What actually happened at the hospital you referred to?
Well, I wasn't there, but they thought Aidid was hiding in a
hospital and some forces under the UN flag attacked this hospital and as far as
I know people were injured.
You talk about helicopters being intimidating and another
interviewee, another person we talked to, said that the helicopters became kind
of demonized... how did local people view the helicopters,
what did they think of those?
I can only speak for Bartdarin, Bartderins certainly felt very
intimidated by them, especially in the first few days when it was apparent, not
only to the local people, but to me, to that these people hadn't been very well
briefed, they didn't seem to understand the reality of the situation, who were
the good guys, who were the bad guys, the politics of the situation and the
cultural context of what was going on and they seemed very insensitive, that
did improve as time went on, but certainly the first few days were very bad and
I must admit I felt very hostile to some of the forces, their aggressive
behavior.
When you say insensitive, what kind of insensitivity, for
example?
It was the way they spoke to people that I objected to.

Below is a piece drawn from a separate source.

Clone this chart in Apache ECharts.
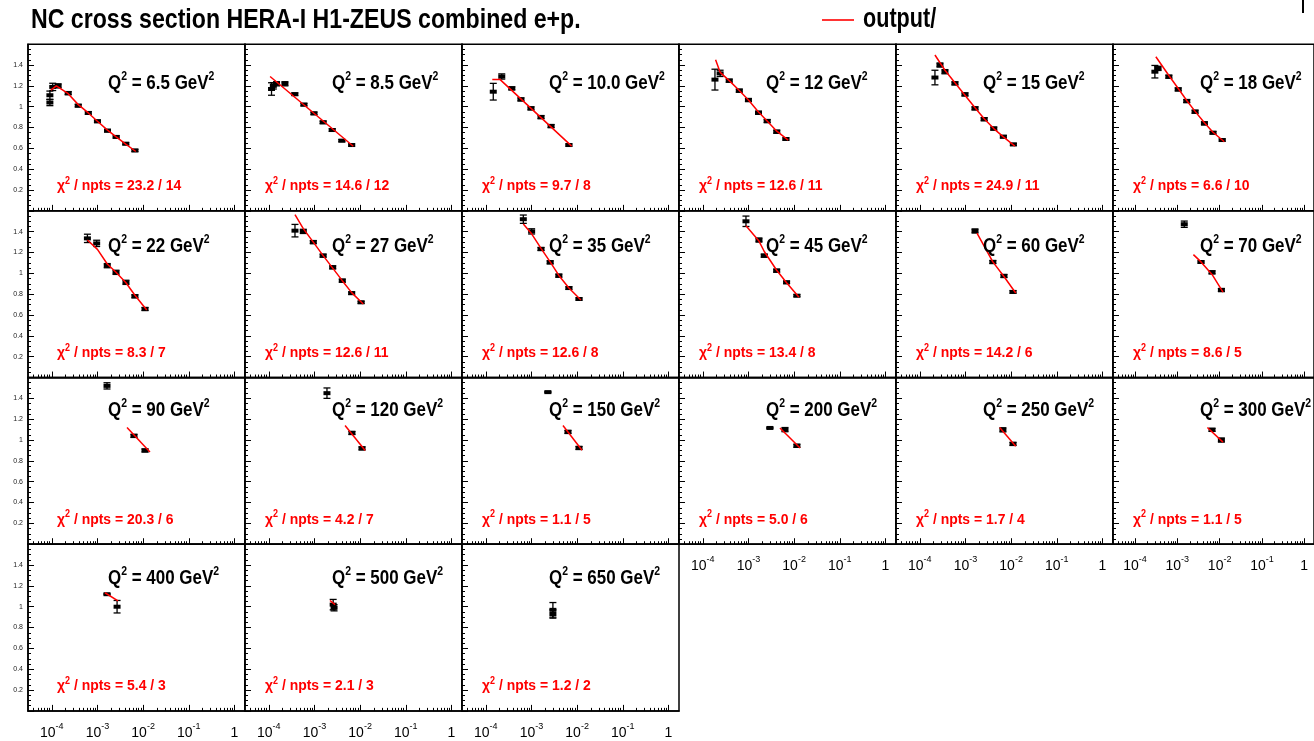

The way
they spoke to me and my colleagues as well as the local people. They seemed
unable to differentiate between aggressive people in the technical cars with
machine guns and just ordinary people on the street, or indeed international
aid workers.
The Red Cross actually train people before they send them into
a situation, or a sensitivity training. Do you believe that UN troops, peace
keeping forces should have some similar training?
Yeah, when I came back from Somalia I saw advertising for the
British army, and instead of showing these high tech tanks and automated
warfare things they were showing starving people in Africa holding out empty
bowls and it said, 'join the army and save lives.' Well, until then I'd always
perceived the army to be formed of trained killers, all right, not
humanitarians. So, my feeling is that if things are changing in this way and
the armies are going to be the new humanitarians, then they must be
appropriately trained, as far as I'm concerned. These people are trained
killers, they are not trained humanitarians and in the Red Cross and most
NGOs -- people who go to work in these situations -- have rather extensive training
... I mean to be suddenly sent into a place like Somalia, without any sort of
cultural awareness or briefing or adequate training is asking for problems.
You've been to several other parts of the world in crisis. How
does Somalia stack up?
I've been to Afghanistan, two or three times. I've been to Sudan,
I've been to a lot of war zones and famine camps and cholera camps. But I've
never ever seen anything like Somalia was at that time. And it was certainly
the most frightening place for me, it was the most insecure, unpredictable. You
just didn't know what was going to happen next.